On October 11, 1871, Sister Françoise de Sales professed her vows, and the following year, she was elected Superior General of the new Congregation which was thus canonically established and able to expand rapidly. Under her guidance, the community grew in numbers, and the social apostolate developed. At the same time, grade schools were opened in parishes, and in Paris the first boarding school for young ladies was also opened, an establishment which Mother Aviat directed for eight years. The apostolate of the Oblate Sisters thus extended to the different classes of society and to all forms of education, and, from the very first years of its foundation, to the missions ad gentes as well.

In 1893, after a period of effacement which brought to light her humility, Mother Françoise de Sales was again elected Superior General, an office she held until her death.
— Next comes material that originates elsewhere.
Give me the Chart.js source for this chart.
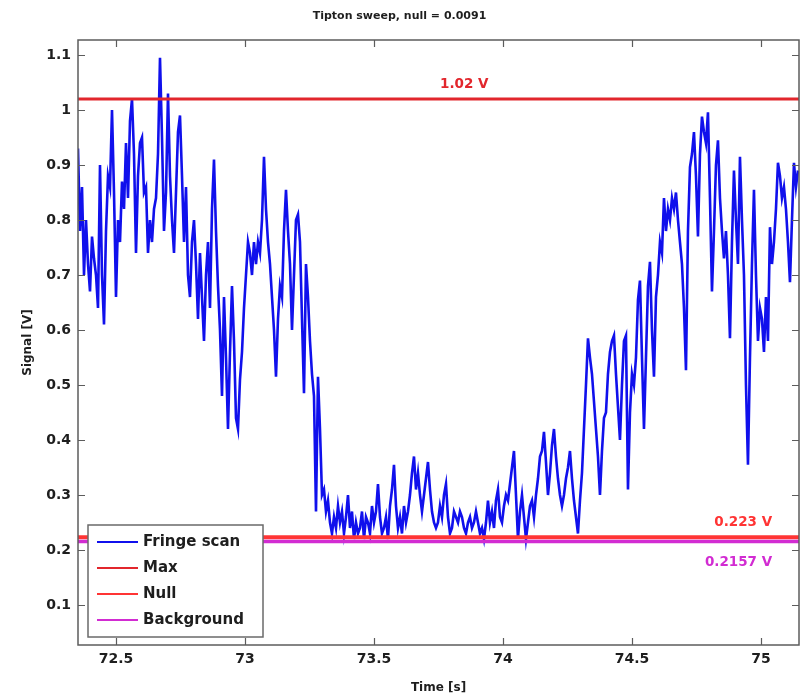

During this time, she endeavored to develop the apostolate of the Congregation in Europe, South Africa, and Ecuador, while lavishing her untiring solicitude on every community and on each of her Sisters. In 1903, she had to cope with the persecution directed against religious orders in France. While maintaining the houses of her Congregation that could be maintained in France, she transferred the Mother House to Perugia, Italy. In 1911, she secured the final approbation of the Constitutions of the Institute from Pope St. Pius X.

On January 10, 1914, she died in Perugia with serenity, totally entrusting herself to God. To the very end, she remained faithful to the resolution made at the time of her Profession: “To forget myself entirely”. To her daughters in every age, she left this very Salesian precept: “Let us work for the happiness of others”.

She was beatified on September 27, 1992 and canonized on November 25, 2001 at Rome by John Paul II.